La Juve arrivava in Giappone - scelto come località “neutrale” - per la Coppa dei Campioni all’Heysel, qualcosa da dimenticare velocemente.
Diretta internazionale all’alba, ma non per tutti. Si sapeva, infatti, che praticamente solo in Lombardia avrebbero potuto captare il segnale di Canale5 A Torino, in maniera assolutamente misteriosa, c’erano piccole sacche di ricezione in collina. Tra cui, per mia fortuna, il bar di un amico di mio nonno, che vantava non so quale antenna satellitare semiclandestina... Segnale a sprazzi, va detto. Juve in campo contro l’Argentinos Junior, su campo pesante per la pioggia, nel rumore delle trombette dei giapponesi, piacevoli come l’acufene.

Juve due volte sotto e due volte pareggia, l’ultima sul filo di lana con Laudrup che resiste al portiere che vuole abbatterlo: oggi chiunque si butterebbe a terra, per il rigore, rotolando da Tokyo a Okinawa, minimo. In mezzo, il gol annullato a Platini, meraviglioso ma non come la sua reazione: sdraiato sul prato. Ai rigori, Tacconi para due volte, Le Roi segna quello decisivo.

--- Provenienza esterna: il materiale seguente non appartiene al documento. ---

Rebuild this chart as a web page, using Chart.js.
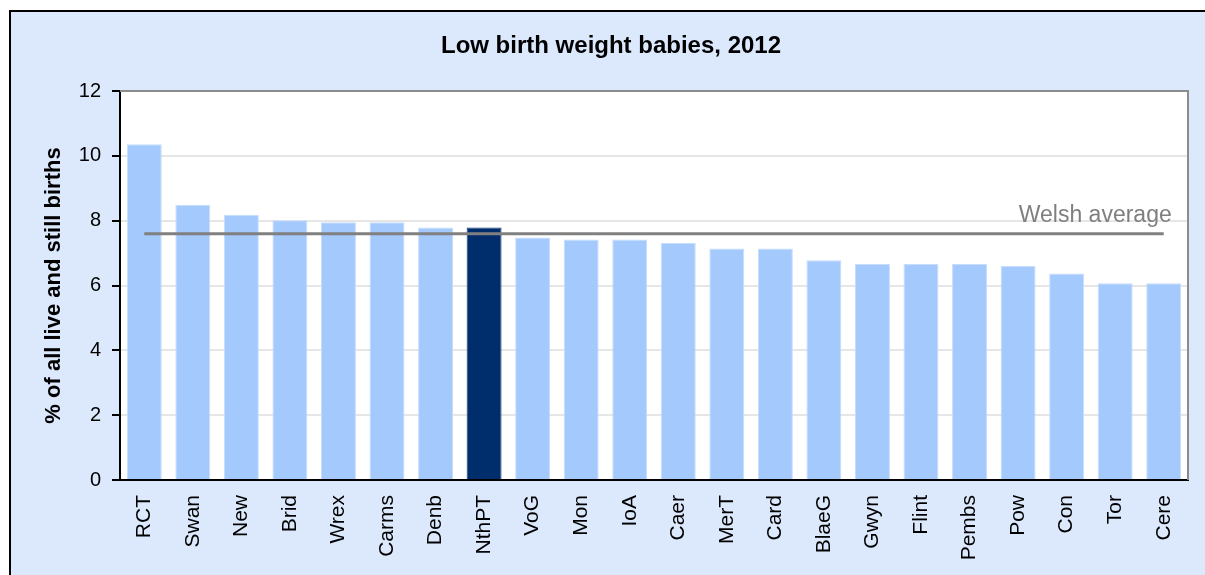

Pensi a quarant’anni prima e, come in “Febbre a 90”, ti dici «ho visto troppe partite»: Comunale, Olimpico, Stadium, Emirates ovviamente e in mezzo Wembley e anche Craven Cottage. Il gol decisivo in Liverpool-Arsenal del 1989 trasmesso forse da Tmc, la strage dell’Hillsborough forse su Capodistria? Oggi c’è la copertura totale in televisione, anche troppo. Ma quel suono di trombette ti torna indietro, come le maglie immacolate senza sponsor. Come un altro calcio.